• [EXERCISE DETAILS]: Return, exactly as written, the lines that start at the one holding "Give me the TikZ source for this diagram." and end at the one holding "([xshift=2.5pt]grip.center) ++(0,-10) -- ++(0,20);", with both of those lines kept. Skip any pictures.

• [EXERCISE INPUT]:
+++

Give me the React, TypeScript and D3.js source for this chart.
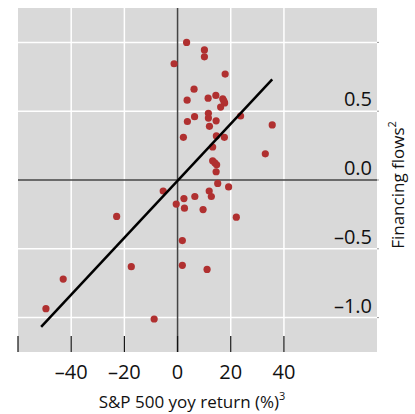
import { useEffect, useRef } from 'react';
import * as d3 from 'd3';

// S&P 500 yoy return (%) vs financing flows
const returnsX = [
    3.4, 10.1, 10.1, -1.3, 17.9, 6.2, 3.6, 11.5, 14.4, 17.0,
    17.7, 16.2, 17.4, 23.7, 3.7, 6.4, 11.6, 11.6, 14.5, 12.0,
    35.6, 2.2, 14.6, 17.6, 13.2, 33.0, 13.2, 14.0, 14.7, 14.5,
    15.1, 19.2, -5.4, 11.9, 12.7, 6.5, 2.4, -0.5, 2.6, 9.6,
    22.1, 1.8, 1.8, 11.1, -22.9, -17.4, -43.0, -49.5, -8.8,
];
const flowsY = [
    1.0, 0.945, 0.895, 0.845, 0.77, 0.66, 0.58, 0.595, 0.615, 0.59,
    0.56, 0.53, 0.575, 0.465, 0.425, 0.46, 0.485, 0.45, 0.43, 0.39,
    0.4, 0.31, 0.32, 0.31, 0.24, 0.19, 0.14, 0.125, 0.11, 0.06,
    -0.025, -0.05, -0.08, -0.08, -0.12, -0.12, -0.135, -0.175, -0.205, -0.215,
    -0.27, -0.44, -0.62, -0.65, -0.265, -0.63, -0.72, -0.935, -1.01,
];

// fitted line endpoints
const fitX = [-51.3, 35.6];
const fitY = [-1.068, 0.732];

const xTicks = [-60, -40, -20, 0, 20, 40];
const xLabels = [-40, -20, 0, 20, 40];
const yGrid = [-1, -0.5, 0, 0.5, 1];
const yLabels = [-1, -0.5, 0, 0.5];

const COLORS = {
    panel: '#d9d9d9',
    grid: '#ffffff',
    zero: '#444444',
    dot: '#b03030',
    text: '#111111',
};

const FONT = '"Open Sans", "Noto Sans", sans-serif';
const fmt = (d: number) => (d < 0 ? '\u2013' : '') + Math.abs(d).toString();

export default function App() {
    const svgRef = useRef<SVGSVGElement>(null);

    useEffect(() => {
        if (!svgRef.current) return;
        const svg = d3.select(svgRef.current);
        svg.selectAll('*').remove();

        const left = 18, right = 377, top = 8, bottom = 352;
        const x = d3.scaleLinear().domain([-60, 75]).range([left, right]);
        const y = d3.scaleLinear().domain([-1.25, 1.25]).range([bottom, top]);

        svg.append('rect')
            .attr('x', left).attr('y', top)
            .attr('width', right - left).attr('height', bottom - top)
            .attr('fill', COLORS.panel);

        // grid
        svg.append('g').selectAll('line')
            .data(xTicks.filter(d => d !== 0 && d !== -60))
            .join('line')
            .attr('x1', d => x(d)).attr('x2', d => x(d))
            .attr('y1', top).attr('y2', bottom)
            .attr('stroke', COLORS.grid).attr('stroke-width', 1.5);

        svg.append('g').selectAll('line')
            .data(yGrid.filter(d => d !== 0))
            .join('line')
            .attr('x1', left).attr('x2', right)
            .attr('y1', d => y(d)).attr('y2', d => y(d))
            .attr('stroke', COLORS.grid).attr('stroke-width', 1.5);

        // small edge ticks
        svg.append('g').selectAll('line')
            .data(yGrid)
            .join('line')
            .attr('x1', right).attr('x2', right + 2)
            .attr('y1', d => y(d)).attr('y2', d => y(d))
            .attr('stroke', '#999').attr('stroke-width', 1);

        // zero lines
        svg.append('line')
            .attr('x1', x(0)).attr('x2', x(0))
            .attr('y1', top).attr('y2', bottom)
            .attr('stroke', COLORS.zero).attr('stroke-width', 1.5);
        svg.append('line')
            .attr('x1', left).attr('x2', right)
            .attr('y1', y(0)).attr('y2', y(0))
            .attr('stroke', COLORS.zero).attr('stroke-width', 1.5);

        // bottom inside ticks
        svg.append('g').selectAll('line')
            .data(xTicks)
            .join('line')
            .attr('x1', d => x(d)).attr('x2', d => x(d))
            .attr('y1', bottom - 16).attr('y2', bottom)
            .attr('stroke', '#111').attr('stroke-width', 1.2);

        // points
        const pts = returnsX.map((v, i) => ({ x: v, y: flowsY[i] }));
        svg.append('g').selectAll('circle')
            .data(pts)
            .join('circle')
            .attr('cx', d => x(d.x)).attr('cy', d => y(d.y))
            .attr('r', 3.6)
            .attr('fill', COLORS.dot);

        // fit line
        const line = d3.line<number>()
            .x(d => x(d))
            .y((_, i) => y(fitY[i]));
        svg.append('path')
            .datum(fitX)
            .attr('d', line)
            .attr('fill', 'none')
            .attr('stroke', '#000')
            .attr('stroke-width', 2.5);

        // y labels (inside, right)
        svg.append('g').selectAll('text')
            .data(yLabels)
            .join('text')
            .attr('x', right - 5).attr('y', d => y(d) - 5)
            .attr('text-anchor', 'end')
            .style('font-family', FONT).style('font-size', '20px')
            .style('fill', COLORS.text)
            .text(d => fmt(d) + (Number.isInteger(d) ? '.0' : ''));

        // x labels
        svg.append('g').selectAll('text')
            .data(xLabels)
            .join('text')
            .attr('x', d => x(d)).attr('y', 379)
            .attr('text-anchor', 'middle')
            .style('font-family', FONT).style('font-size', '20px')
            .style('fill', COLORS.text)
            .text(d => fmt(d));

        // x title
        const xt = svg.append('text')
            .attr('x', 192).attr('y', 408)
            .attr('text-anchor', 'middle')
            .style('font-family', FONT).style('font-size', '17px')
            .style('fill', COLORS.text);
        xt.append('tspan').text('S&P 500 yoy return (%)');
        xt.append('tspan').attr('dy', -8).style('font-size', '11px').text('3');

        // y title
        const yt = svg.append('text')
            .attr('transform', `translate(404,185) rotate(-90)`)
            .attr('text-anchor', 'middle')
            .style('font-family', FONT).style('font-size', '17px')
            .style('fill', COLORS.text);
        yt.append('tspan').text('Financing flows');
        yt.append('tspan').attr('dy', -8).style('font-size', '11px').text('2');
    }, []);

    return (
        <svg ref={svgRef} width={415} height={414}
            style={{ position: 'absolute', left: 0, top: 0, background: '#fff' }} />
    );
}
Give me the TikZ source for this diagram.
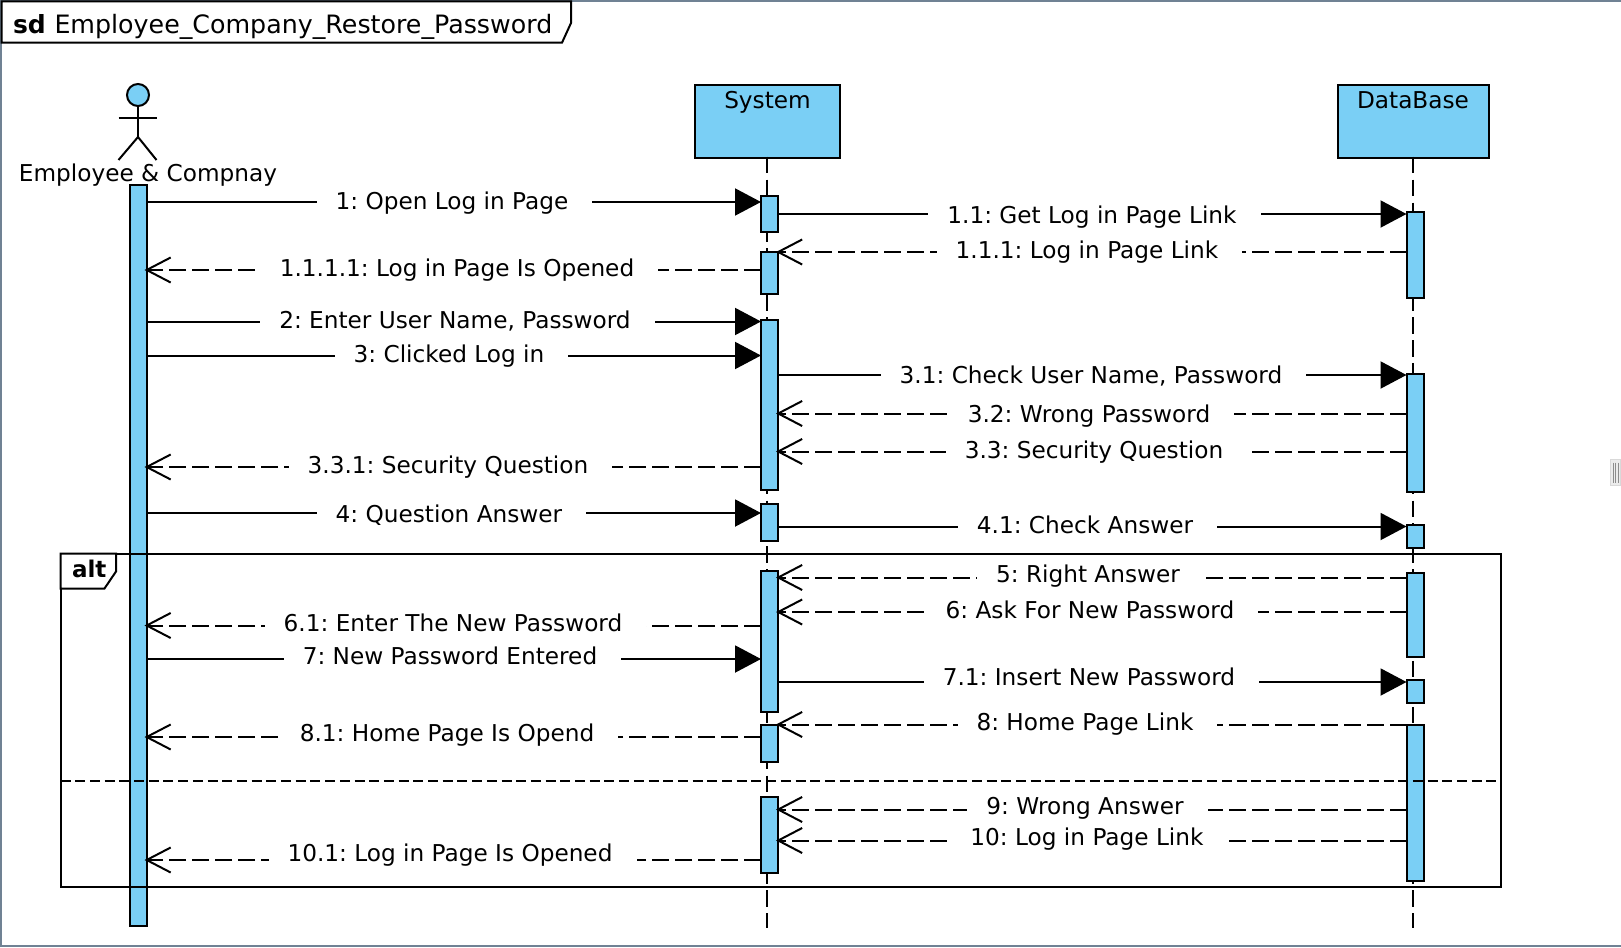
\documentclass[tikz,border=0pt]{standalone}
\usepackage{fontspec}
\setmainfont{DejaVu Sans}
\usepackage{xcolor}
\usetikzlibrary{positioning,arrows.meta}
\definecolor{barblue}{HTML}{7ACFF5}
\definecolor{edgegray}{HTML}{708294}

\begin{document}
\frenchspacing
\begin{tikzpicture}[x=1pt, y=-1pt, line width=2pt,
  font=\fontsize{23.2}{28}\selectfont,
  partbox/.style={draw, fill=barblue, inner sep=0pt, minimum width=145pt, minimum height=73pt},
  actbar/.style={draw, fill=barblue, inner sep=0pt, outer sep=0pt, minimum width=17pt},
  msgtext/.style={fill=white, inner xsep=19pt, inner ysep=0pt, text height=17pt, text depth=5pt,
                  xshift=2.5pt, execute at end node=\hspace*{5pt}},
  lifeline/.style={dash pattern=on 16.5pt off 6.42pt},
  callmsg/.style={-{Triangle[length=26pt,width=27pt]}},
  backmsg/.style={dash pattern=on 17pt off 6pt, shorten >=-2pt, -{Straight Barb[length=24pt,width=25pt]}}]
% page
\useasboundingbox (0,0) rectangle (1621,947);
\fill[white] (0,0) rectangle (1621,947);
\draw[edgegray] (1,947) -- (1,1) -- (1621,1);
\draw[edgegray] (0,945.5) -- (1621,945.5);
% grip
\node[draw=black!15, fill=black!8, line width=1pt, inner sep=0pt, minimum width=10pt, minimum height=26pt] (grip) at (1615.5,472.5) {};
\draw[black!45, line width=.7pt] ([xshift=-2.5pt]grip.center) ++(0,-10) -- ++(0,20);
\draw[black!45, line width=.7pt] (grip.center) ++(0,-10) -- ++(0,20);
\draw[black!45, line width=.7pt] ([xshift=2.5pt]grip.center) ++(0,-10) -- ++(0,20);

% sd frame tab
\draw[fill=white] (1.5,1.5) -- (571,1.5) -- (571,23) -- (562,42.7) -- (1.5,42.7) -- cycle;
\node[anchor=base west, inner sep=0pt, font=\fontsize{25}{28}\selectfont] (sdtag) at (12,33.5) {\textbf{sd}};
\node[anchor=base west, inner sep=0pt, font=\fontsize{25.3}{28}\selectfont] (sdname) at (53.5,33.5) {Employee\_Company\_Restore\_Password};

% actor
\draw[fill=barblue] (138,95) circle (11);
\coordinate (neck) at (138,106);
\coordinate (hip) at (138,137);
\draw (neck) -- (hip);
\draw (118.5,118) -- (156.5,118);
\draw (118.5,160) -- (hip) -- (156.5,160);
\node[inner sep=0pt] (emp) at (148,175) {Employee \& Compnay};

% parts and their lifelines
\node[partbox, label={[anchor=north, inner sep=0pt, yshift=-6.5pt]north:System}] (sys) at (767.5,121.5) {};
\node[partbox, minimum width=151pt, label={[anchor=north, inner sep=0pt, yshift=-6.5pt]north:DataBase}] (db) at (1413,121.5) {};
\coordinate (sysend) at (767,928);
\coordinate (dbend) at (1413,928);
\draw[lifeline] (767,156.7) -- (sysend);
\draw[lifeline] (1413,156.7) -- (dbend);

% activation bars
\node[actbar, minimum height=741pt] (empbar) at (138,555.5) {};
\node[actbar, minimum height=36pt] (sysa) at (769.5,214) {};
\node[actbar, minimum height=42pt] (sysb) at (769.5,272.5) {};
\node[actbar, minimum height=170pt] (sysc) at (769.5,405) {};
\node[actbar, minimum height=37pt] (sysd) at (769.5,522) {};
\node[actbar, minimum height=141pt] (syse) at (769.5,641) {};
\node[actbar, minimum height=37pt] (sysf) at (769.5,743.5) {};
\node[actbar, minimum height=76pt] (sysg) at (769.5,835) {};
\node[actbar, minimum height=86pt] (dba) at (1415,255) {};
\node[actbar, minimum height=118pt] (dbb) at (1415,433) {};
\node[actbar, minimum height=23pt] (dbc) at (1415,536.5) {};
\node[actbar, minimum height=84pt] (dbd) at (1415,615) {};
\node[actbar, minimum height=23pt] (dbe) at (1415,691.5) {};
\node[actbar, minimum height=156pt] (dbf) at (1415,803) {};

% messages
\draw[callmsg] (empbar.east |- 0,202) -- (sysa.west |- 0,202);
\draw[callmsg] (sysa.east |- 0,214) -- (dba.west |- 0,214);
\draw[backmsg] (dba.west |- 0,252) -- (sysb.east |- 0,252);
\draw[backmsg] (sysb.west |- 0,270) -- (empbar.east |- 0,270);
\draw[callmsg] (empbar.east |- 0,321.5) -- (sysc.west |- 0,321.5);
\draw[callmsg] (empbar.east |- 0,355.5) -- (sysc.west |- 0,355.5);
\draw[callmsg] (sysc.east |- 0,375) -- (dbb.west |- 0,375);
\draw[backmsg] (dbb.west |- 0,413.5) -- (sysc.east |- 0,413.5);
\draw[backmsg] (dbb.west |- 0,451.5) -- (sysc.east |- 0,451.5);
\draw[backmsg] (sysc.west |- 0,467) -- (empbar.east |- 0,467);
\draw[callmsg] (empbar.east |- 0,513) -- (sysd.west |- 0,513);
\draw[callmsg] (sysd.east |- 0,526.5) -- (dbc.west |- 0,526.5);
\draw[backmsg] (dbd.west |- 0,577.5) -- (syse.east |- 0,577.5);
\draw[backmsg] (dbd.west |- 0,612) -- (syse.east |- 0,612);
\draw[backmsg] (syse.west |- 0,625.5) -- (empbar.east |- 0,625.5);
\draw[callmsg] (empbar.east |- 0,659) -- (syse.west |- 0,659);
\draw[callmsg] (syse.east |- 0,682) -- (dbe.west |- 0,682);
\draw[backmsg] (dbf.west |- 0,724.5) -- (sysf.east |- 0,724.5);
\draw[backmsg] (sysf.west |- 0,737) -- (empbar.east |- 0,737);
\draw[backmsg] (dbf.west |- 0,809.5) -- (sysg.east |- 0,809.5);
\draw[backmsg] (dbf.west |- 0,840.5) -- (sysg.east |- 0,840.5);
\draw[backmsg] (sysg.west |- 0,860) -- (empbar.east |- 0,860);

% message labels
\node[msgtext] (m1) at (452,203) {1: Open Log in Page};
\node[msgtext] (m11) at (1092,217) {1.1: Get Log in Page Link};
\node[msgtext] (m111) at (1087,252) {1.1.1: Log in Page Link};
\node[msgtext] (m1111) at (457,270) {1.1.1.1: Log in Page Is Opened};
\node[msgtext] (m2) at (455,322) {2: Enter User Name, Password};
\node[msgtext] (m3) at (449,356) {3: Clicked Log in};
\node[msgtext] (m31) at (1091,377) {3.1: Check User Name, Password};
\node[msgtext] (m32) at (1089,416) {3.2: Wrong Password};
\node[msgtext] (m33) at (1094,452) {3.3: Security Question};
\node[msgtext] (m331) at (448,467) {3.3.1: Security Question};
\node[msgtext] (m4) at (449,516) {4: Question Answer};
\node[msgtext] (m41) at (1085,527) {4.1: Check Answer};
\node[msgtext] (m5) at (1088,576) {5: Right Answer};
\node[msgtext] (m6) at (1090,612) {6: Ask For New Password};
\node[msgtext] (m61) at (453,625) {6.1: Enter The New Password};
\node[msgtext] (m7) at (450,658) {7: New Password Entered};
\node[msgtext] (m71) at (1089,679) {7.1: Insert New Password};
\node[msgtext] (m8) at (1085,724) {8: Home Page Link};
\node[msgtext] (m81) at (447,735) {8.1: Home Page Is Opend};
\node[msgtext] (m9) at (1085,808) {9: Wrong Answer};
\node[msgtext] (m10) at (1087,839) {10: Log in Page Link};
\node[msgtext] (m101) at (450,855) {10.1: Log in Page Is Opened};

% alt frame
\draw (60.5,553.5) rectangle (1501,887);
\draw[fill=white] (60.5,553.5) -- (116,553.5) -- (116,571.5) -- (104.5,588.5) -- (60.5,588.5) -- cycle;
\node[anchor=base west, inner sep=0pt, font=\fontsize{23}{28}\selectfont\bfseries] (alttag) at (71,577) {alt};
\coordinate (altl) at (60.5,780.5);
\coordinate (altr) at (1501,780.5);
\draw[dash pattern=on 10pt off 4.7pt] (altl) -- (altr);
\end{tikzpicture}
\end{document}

+++

• [WRITTEN ANSWER]:
Give me the TikZ source for this diagram.
\documentclass[tikz,border=0pt]{standalone}
\usepackage{fontspec}
\setmainfont{DejaVu Sans}
\usepackage{xcolor}
\usetikzlibrary{positioning,arrows.meta}
\definecolor{barblue}{HTML}{7ACFF5}
\definecolor{edgegray}{HTML}{708294}

\begin{document}
\frenchspacing
\begin{tikzpicture}[x=1pt, y=-1pt, line width=2pt,
  font=\fontsize{23.2}{28}\selectfont,
  partbox/.style={draw, fill=barblue, inner sep=0pt, minimum width=145pt, minimum height=73pt},
  actbar/.style={draw, fill=barblue, inner sep=0pt, outer sep=0pt, minimum width=17pt},
  msgtext/.style={fill=white, inner xsep=19pt, inner ysep=0pt, text height=17pt, text depth=5pt,
                  xshift=2.5pt, execute at end node=\hspace*{5pt}},
  lifeline/.style={dash pattern=on 16.5pt off 6.42pt},
  callmsg/.style={-{Triangle[length=26pt,width=27pt]}},
  backmsg/.style={dash pattern=on 17pt off 6pt, shorten >=-2pt, -{Straight Barb[length=24pt,width=25pt]}}]
% page
\useasboundingbox (0,0) rectangle (1621,947);
\fill[white] (0,0) rectangle (1621,947);
\draw[edgegray] (1,947) -- (1,1) -- (1621,1);
\draw[edgegray] (0,945.5) -- (1621,945.5);
% grip
\node[draw=black!15, fill=black!8, line width=1pt, inner sep=0pt, minimum width=10pt, minimum height=26pt] (grip) at (1615.5,472.5) {};
\draw[black!45, line width=.7pt] ([xshift=-2.5pt]grip.center) ++(0,-10) -- ++(0,20);
\draw[black!45, line width=.7pt] (grip.center) ++(0,-10) -- ++(0,20);
\draw[black!45, line width=.7pt] ([xshift=2.5pt]grip.center) ++(0,-10) -- ++(0,20);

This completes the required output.